**Provided records:**
▼▼▼
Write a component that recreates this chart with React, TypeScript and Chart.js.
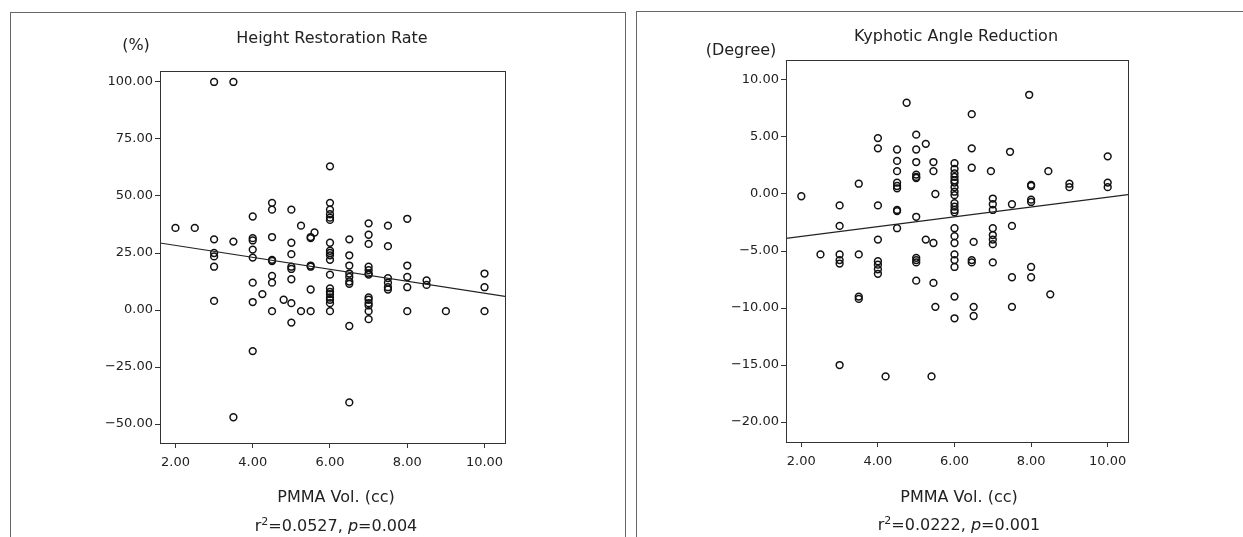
▲▲▲
▼▼▼
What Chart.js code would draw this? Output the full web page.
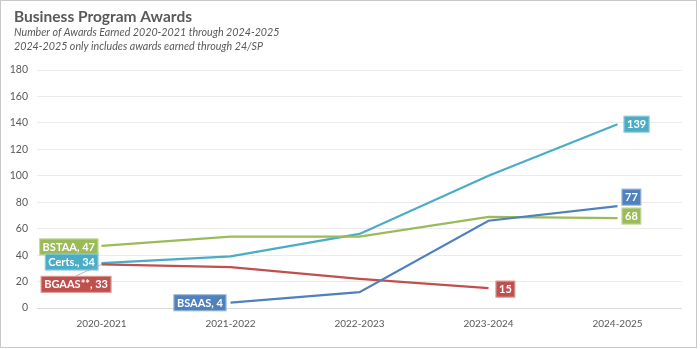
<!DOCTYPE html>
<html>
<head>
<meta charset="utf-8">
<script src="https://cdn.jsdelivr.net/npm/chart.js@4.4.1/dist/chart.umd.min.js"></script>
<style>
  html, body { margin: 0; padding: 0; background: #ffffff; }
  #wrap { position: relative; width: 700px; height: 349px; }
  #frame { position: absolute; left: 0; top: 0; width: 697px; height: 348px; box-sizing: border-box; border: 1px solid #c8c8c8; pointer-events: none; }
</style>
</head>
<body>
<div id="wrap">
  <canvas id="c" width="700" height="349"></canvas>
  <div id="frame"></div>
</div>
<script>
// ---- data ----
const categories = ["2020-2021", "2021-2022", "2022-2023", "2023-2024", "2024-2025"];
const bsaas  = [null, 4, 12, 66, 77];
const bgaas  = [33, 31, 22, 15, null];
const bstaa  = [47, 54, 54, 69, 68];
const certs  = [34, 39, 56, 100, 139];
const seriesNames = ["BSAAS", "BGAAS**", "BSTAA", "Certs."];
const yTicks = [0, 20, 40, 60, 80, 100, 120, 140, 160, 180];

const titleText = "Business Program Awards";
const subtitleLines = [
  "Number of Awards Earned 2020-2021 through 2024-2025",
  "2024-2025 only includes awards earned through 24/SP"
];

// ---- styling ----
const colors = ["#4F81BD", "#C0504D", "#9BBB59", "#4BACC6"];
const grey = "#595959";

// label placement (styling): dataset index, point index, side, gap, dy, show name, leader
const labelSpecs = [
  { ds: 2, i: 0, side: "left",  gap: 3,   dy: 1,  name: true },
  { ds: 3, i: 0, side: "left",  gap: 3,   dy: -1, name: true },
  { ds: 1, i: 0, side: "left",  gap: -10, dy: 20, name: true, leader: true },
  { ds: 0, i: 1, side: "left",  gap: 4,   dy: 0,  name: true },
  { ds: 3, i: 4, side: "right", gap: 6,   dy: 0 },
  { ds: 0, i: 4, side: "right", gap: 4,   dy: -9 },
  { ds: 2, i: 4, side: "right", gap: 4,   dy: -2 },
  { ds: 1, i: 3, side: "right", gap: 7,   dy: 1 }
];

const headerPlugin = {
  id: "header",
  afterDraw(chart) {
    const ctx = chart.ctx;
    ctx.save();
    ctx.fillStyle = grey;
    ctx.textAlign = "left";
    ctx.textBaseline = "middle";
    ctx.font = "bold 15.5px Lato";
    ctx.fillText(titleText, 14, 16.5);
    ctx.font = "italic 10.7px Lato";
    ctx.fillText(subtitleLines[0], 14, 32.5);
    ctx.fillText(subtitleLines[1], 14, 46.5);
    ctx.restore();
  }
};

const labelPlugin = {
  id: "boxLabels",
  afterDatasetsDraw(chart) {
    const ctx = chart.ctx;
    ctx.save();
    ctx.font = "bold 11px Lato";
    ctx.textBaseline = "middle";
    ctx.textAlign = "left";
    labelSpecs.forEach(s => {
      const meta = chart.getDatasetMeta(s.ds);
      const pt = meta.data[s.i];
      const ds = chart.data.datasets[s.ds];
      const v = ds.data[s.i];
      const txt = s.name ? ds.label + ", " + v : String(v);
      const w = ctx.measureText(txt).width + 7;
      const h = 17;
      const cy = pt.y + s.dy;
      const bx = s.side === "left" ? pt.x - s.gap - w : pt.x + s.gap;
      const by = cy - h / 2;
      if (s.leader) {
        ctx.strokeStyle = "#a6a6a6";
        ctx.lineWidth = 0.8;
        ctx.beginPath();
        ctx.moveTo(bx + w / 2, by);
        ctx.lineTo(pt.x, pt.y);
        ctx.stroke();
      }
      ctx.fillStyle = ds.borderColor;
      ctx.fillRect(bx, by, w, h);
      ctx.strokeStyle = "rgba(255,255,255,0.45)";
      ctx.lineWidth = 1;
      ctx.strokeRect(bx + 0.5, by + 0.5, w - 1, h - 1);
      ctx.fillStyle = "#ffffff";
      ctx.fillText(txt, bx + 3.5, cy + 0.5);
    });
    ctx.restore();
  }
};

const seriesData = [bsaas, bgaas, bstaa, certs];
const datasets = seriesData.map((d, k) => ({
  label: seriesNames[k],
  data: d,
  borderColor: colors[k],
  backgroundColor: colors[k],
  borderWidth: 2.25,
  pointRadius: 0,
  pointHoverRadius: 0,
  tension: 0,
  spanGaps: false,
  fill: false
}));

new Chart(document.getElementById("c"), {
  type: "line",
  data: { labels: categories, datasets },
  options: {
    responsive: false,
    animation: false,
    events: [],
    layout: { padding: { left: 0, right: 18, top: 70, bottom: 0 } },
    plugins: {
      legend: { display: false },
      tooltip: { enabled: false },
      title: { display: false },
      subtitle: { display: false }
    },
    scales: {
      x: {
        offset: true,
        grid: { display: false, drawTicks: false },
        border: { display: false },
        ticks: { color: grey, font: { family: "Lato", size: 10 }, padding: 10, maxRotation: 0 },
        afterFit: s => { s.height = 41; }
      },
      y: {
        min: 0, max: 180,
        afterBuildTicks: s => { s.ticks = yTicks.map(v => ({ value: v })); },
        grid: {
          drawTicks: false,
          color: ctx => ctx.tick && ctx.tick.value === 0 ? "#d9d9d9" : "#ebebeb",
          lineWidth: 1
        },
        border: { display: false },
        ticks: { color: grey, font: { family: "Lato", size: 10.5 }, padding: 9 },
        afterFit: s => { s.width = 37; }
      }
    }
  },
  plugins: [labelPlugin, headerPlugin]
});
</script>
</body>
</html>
▲▲▲
▼▼▼
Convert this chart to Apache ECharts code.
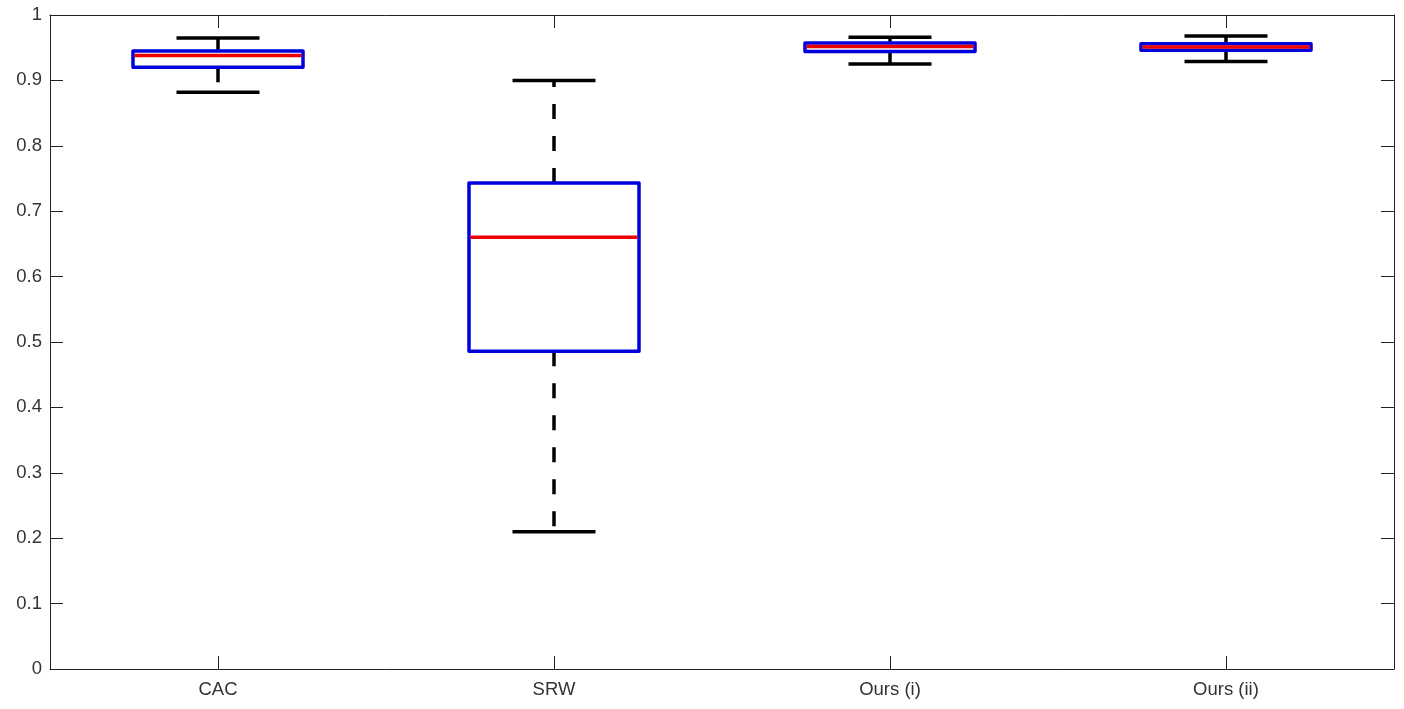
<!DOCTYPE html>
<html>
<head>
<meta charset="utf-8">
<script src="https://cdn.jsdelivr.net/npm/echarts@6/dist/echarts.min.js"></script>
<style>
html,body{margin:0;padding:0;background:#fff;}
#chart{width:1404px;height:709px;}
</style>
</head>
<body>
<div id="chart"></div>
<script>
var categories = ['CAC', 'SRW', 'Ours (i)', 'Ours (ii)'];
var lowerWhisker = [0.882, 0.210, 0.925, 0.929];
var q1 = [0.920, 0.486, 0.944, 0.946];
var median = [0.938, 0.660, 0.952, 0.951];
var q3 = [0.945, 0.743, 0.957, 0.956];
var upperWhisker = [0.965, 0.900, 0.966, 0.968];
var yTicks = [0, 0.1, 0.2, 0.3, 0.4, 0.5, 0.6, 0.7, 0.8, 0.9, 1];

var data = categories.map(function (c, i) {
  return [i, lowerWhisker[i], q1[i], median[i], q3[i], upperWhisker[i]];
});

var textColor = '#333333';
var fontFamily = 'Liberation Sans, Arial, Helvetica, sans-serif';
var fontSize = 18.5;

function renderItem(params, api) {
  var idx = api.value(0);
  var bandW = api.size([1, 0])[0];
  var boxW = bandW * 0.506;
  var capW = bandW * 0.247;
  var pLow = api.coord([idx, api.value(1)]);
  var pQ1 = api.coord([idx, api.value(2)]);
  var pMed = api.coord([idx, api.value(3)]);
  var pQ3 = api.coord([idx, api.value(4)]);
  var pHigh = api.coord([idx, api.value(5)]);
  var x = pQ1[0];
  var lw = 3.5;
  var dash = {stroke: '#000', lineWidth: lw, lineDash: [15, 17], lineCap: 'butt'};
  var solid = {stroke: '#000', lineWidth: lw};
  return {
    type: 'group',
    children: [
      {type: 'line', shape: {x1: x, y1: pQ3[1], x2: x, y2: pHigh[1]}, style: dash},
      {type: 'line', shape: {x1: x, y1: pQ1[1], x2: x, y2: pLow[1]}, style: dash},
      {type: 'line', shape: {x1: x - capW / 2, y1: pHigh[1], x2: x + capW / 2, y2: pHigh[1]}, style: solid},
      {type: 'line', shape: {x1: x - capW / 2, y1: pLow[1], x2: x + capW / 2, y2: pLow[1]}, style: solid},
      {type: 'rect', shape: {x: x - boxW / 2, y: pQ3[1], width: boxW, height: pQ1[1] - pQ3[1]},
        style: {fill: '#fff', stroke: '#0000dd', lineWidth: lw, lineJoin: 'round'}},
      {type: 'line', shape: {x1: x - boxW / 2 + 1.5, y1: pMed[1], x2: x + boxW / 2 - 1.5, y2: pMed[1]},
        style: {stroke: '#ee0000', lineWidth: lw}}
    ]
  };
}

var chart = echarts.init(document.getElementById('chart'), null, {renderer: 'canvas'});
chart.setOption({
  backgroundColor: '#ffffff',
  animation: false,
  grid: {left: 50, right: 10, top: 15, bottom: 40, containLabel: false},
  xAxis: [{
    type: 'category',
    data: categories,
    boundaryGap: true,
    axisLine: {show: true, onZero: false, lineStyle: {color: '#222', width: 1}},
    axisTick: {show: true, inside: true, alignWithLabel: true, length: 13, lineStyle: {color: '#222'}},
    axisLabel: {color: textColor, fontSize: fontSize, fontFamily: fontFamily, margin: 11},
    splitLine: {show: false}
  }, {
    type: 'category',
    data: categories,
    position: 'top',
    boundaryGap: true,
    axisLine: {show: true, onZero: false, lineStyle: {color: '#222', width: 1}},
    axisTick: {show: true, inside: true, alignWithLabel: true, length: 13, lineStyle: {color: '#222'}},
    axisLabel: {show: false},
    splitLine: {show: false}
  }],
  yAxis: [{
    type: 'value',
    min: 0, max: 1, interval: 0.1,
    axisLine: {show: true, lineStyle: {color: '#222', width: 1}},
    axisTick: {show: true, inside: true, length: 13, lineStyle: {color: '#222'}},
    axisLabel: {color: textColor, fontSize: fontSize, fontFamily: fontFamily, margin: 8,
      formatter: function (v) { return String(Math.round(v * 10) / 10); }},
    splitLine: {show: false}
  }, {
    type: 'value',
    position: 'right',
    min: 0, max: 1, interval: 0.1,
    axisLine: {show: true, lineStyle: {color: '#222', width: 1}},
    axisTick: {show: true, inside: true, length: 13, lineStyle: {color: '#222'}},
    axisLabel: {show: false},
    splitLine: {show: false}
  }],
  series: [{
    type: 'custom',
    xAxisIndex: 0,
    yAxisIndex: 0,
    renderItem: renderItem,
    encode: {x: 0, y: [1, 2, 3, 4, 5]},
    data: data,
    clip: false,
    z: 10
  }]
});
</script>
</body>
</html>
▲▲▲
**What you are asked to do:**
From the entries above, copy exactly the lines starting at the one with "What Chart.js code" and stopping at the one with "140, 160, 180];", keeping both ends. Drop the pictures.

**Task response:**
What Chart.js code would draw this? Output the full web page.
<!DOCTYPE html>
<html>
<head>
<meta charset="utf-8">
<script src="https://cdn.jsdelivr.net/npm/chart.js@4.4.1/dist/chart.umd.min.js"></script>
<style>
  html, body { margin: 0; padding: 0; background: #ffffff; }
  #wrap { position: relative; width: 700px; height: 349px; }
  #frame { position: absolute; left: 0; top: 0; width: 697px; height: 348px; box-sizing: border-box; border: 1px solid #c8c8c8; pointer-events: none; }
</style>
</head>
<body>
<div id="wrap">
  <canvas id="c" width="700" height="349"></canvas>
  <div id="frame"></div>
</div>
<script>
// ---- data ----
const categories = ["2020-2021", "2021-2022", "2022-2023", "2023-2024", "2024-2025"];
const bsaas  = [null, 4, 12, 66, 77];
const bgaas  = [33, 31, 22, 15, null];
const bstaa  = [47, 54, 54, 69, 68];
const certs  = [34, 39, 56, 100, 139];
const seriesNames = ["BSAAS", "BGAAS**", "BSTAA", "Certs."];
const yTicks = [0, 20, 40, 60, 80, 100, 120, 140, 160, 180];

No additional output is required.